There is a general feeling of hopelessness among the rural areas of Colorado. Police officers are now carrying more Naloxone; a drug that reverses the effects of opioid overdose. Nurses are seeing more cases of come through the ER. The rate of babies becoming addicted is also on the rise.

The resources available in rural areas of Colorado are more scarce in comparison to urban regions. Public officials also have less experience. Furthermore, treatment and recovery centers are few and far between. These factors have led to an increase in opioid addiction. There is even a case being made for the overprescription of medication by doctors in these areas.

Some solutions have been presented, and among those is a program that monitors the amount of prescriptions made by doctors. Physicians now have to log all every time they issue one, allowing the FBI to keep tabs on those who overdo it. In Colorado, Dr. Kenneth Allen Pettine was arrested for handing out prescriptions for cash payments.

The drugs coming from the doctor’s office are contributing to the issue, but are not the main factor. Cheap heroin imports from Mexico are on the rise, to which a stronger law enforcement presence is necessary.
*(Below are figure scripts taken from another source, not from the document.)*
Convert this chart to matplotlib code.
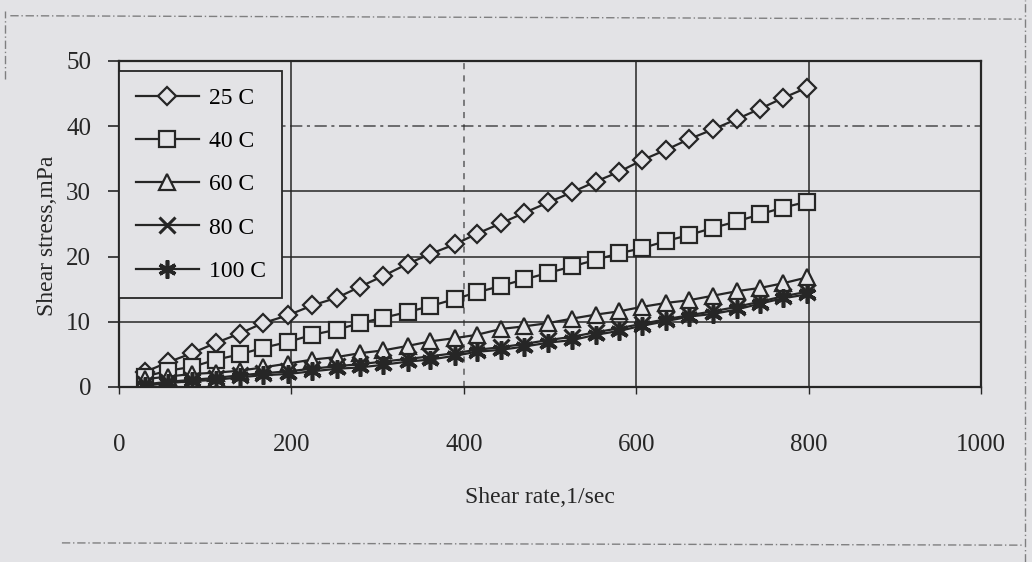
import matplotlib.pyplot as plt
from matplotlib.lines import Line2D

# values
shear_rate = [30, 57, 85, 113, 140, 167, 196, 224, 253, 280, 306, 335, 361, 390, 415,
              443, 470, 498, 526, 553, 580, 607, 635, 661, 689, 717, 744, 770, 798]
stress_25 = [2.3, 3.8, 5.2, 6.8, 8.2, 9.8, 11.0, 12.5, 13.7, 15.4, 17.0, 18.9, 20.4, 21.9, 23.5,
             25.1, 26.7, 28.3, 29.9, 31.5, 33.0, 34.8, 36.4, 38.0, 39.5, 41.1, 42.7, 44.3, 45.9]
stress_40 = [1.6, 2.5, 3.1, 4.2, 5.0, 6.0, 6.9, 8.0, 8.8, 9.8, 10.6, 11.5, 12.4, 13.5, 14.5,
             15.5, 16.5, 17.5, 18.5, 19.5, 20.5, 21.3, 22.4, 23.3, 24.4, 25.4, 26.5, 27.5, 28.4]
stress_60 = [1.2, 1.6, 2.0, 2.2, 2.5, 3.0, 3.6, 4.2, 4.6, 5.2, 5.6, 6.3, 7.0, 7.5, 8.0,
             8.9, 9.3, 9.8, 10.5, 11.1, 11.6, 12.3, 12.9, 13.3, 14.0, 14.7, 15.2, 15.9, 16.8]
stress_80 = [0.4, 0.8, 1.1, 1.4, 1.8, 2.1, 2.4, 2.8, 3.2, 3.5, 3.9, 4.3, 4.7, 5.2, 5.7,
             6.1, 6.6, 7.2, 7.7, 8.4, 9.0, 9.7, 10.4, 11.0, 11.6, 12.3, 13.1, 13.9, 14.6]
stress_100 = [0.2, 0.6, 0.9, 1.1, 1.5, 1.8, 2.0, 2.4, 2.8, 3.0, 3.4, 3.9, 4.2, 4.8, 5.4,
              5.7, 6.2, 6.8, 7.2, 8.0, 8.6, 9.4, 10.1, 10.8, 11.2, 11.9, 12.8, 13.6, 14.2]
labels = ['25 C', '40 C', '60 C', '80 C', '100 C']
x_ticks = [0, 200, 400, 600, 800, 1000]
y_ticks = [0, 10, 20, 30, 40, 50]

paper = '#e3e3e6'
ink = '#262626'

plt.rcParams['font.family'] = ['Liberation Serif', 'DejaVu Serif']

fig = plt.figure(figsize=(10.32, 5.62), dpi=100)
fig.set_facecolor(paper)
ax = fig.add_axes([0.1153, 0.3114, 0.8353, 0.5801])
ax.set_facecolor(paper)

series = [stress_25, stress_40, stress_60, stress_80, stress_100]
markers = ['D', 's', '^', 'x', (6, 2, 0)]
sizes = [9, 12, 12, 11, 13]
mews = [1.6, 1.6, 1.6, 2.2, 2.6]
for ys, lab, m, ms, mew in zip(series, labels, markers, sizes, mews):
    ax.plot(shear_rate, ys, color=ink, lw=1.6, marker=m, ms=ms, mew=mew,
            mfc=paper, mec=ink, label=lab, zorder=3)

ax.set_xlim(0, 1000)
ax.set_ylim(0, 50)
ax.set_xticks(x_ticks)
ax.set_yticks(y_ticks)
ax.tick_params(axis='y', direction='out', length=8, width=1.2, pad=12, labelsize=18, colors=ink)
ax.tick_params(axis='x', direction='out', length=5, width=1.0, pad=29, labelsize=18, colors=ink)
for s in ax.spines.values():
    s.set_color(ink)
    s.set_linewidth(1.6)

ax.grid(True, color=ink, lw=1.1, zorder=1)
ax.get_ygridlines()[4].set_linestyle((0, (8, 3, 2, 3)))
ax.get_ygridlines()[4].set_alpha(0.8)
ax.get_xgridlines()[2].set_linestyle((0, (4, 4)))
ax.get_xgridlines()[2].set_alpha(0.7)

leg = ax.legend(loc='upper left', bbox_to_anchor=(0.0, 0.97), borderaxespad=0,
                fontsize=17, frameon=True, fancybox=False, edgecolor=ink,
                facecolor=paper, framealpha=1, handlelength=2.7, handletextpad=0.4,
                labelspacing=0.92, borderpad=0.7)
leg.get_frame().set_linewidth(1.3)

fig.text(0.523, 0.114, 'Shear rate,1/sec', ha='center', va='center', fontsize=17, color=ink)
fig.text(0.046, 0.58, 'Shear stress,mPa', ha='center', va='center', rotation=90,
         fontsize=17, color=ink)

# dashed page frame of the scan
frame_style = dict(color='#555555', lw=1.0, ls=(0, (6, 2, 1, 2)), alpha=0.7)
fig.add_artist(Line2D([0.01, 0.99], [0.972, 0.966], transform=fig.transFigure, **frame_style))
fig.add_artist(Line2D([0.06, 0.99], [0.034, 0.030], transform=fig.transFigure, **frame_style))
fig.add_artist(Line2D([0.993, 0.993], [0.0, 1.0], transform=fig.transFigure, **frame_style))
fig.add_artist(Line2D([0.005, 0.005], [0.86, 0.98], transform=fig.transFigure, **frame_style))

fig.savefig('out.png', dpi=100, facecolor=paper)
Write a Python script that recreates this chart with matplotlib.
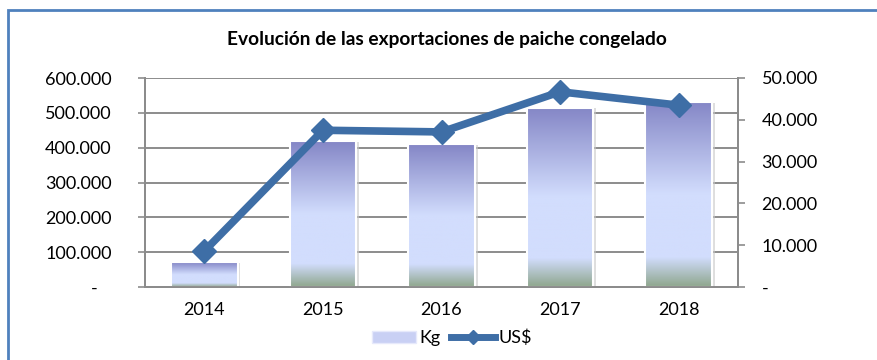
import numpy as np
import matplotlib
matplotlib.use("Agg")
import matplotlib.pyplot as plt
from matplotlib.colors import LinearSegmentedColormap
from matplotlib.patches import Rectangle, Patch
from matplotlib.lines import Line2D
from matplotlib.ticker import FuncFormatter

years = ["2014", "2015", "2016", "2017", "2018"]
kg = [71000, 419000, 410000, 515000, 532000]
usd = [8600, 37500, 37100, 46700, 43500]

plt.rcParams['font.family'] = ['Lato', 'DejaVu Sans']

bar_cmap = LinearSegmentedColormap.from_list(
    "bar", [(0.0, "#8486c6"), (0.5, "#d2ddfd"), (0.84, "#d2ddfd"), (1.0, "#8ea68c")])


def miles(v, pos):
    if v == 0:
        return "-"
    return "{:,.0f}".format(v).replace(",", ".")


def miles_left(v, pos):
    if v == 0:
        return "-   "
    return miles(v, pos)


fig = plt.figure(figsize=(8.77, 3.6), dpi=100)
# chart area border (only top and left edges fall inside the image)
fig.patches.append(Rectangle((8 / 877, -0.1), 1.2, 1.1 - 10 / 360,
                             transform=fig.transFigure, fill=False,
                             edgecolor="#4f81bd", linewidth=2.0))

ax = fig.add_axes([145 / 877, 1 - 287 / 360, (738 - 145) / 877, (287 - 78) / 360])
ax2 = ax.twinx()

x = np.arange(len(years))
width = 0.56
ax.set_ylim(0, 600000)
ax.set_yticks(np.arange(0, 600001, 100000))
ax.yaxis.set_major_formatter(FuncFormatter(miles_left))
ax.grid(axis="y", color="#8c8c8c", linewidth=1.4)
ax.set_axisbelow(True)

grad = np.linspace(0, 1, 256).reshape(-1, 1)
for xi, v in zip(x, kg):
    # soft shadow behind each bar
    ax.add_patch(Rectangle((xi - width / 2 + 0.025, 0), width, v - 2500,
                           facecolor="#c8c8c8", edgecolor="none", alpha=0.6, zorder=2))
    bar = Rectangle((xi - width / 2, 0), width, v, facecolor="none",
                    edgecolor="white", linewidth=1.5, zorder=4)
    ax.add_patch(bar)
    im = ax.imshow(grad, cmap=bar_cmap, aspect="auto", zorder=3,
                   extent=(xi - width / 2, xi + width / 2, 0, v))
    im.set_clip_path(bar)
ax.set_xlim(-0.5, len(years) - 0.5)
ax.set_ylim(0, 600000)

ax2.plot(x, usd, color="#3e6ea6", linewidth=5.5, marker="D", markersize=12,
         markeredgecolor="#3e6ea6", zorder=5)
ax2.set_ylim(0, 50000)
ax2.set_yticks(np.arange(0, 50001, 10000))
ax2.yaxis.set_major_formatter(FuncFormatter(miles))

ax.set_xticks(x)
ax.set_xticklabels(years)
for a in (ax, ax2):
    for side in ("left", "right", "bottom"):
        a.spines[side].set_color("#8c8c8c")
        a.spines[side].set_linewidth(1.4)
    a.spines["top"].set_visible(False)
    a.tick_params(axis="y", colors="#8c8c8c", labelcolor="black", labelsize=13,
                  length=5, width=1.2, direction="out")
ax.tick_params(axis="x", length=0, labelsize=13, pad=11)
ax.tick_params(axis="y", pad=19)
ax2.tick_params(axis="y", pad=12)

fig.text(447 / 877, 1 - 40 / 360, "Evolución de las exportaciones de paiche congelado",
         ha="center", va="center", fontsize=13.8, fontweight="bold")

handles = [Patch(facecolor="#c9d0f4", edgecolor="#e6e9fb", linewidth=1),
           Line2D([0], [0], color="#3e6ea6", linewidth=5, marker="D", markersize=7)]
fig.legend(handles, ["Kg", "US$"], loc="center", bbox_to_anchor=(452 / 877, 22 / 360),
           ncol=2, frameon=False, fontsize=13, handlelength=2.4, columnspacing=0.6,
           handletextpad=0.2)

fig.savefig("out.png", dpi=100)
President Donald Trump has vowed to focus on the resolution of the issue. In Colorado, Gov. John Hickenlooper expressed concern over Trump’s Senate bill support. Medicaid allowed close to half a million Colorado residents to have access to treatment programs for drug and alcohol addiction. With Trump’s opposition to Medicaid, locals risk losing those rights.

Anne Hazlett, USDA Assistant to the Secretary for Rural Development has stated, “The opioid epidemic is a pivotal challenge for many rural places. More than a health concern, the opioid crisis is an issue of rural prosperity and will take the commitment, collaboration and creativity of a wide range of partners to address.” She has made it her top priority to fight the rise in opioid abuse.

The USDA has announced that they are approaching the issue with ‘dedicated urgency.’ For one, they have launched a website which provides resources for the communities to educate themselves on the problem.

Through the partnership of Secretary of Agriculture Sonny Perdue and Assistant to the Secretary for Rural Development Anne Hazlett, there are three Rural Development programs which provide grants and loans for those communities who need help.

The White House has declared the opioid crisis a national health emergency. They plan on helping these rural communities, first by making telemedicine available. Telemedicine is a video calling service which allows people to consult their provider remotely. Telemedicine seems to be a promising strategy to fighting the crisis.

The reality is that these rural areas need to have a stronger partnership with the government to fight the opioid crisis. More funding is a must. A deep community bond which informs residents of rural areas should be among the main goals. Treatment centers need to be readily available to those suffering from addiction. Above all, more resources need to be dedicated to the prevention of illegal heroin imports from Mexico.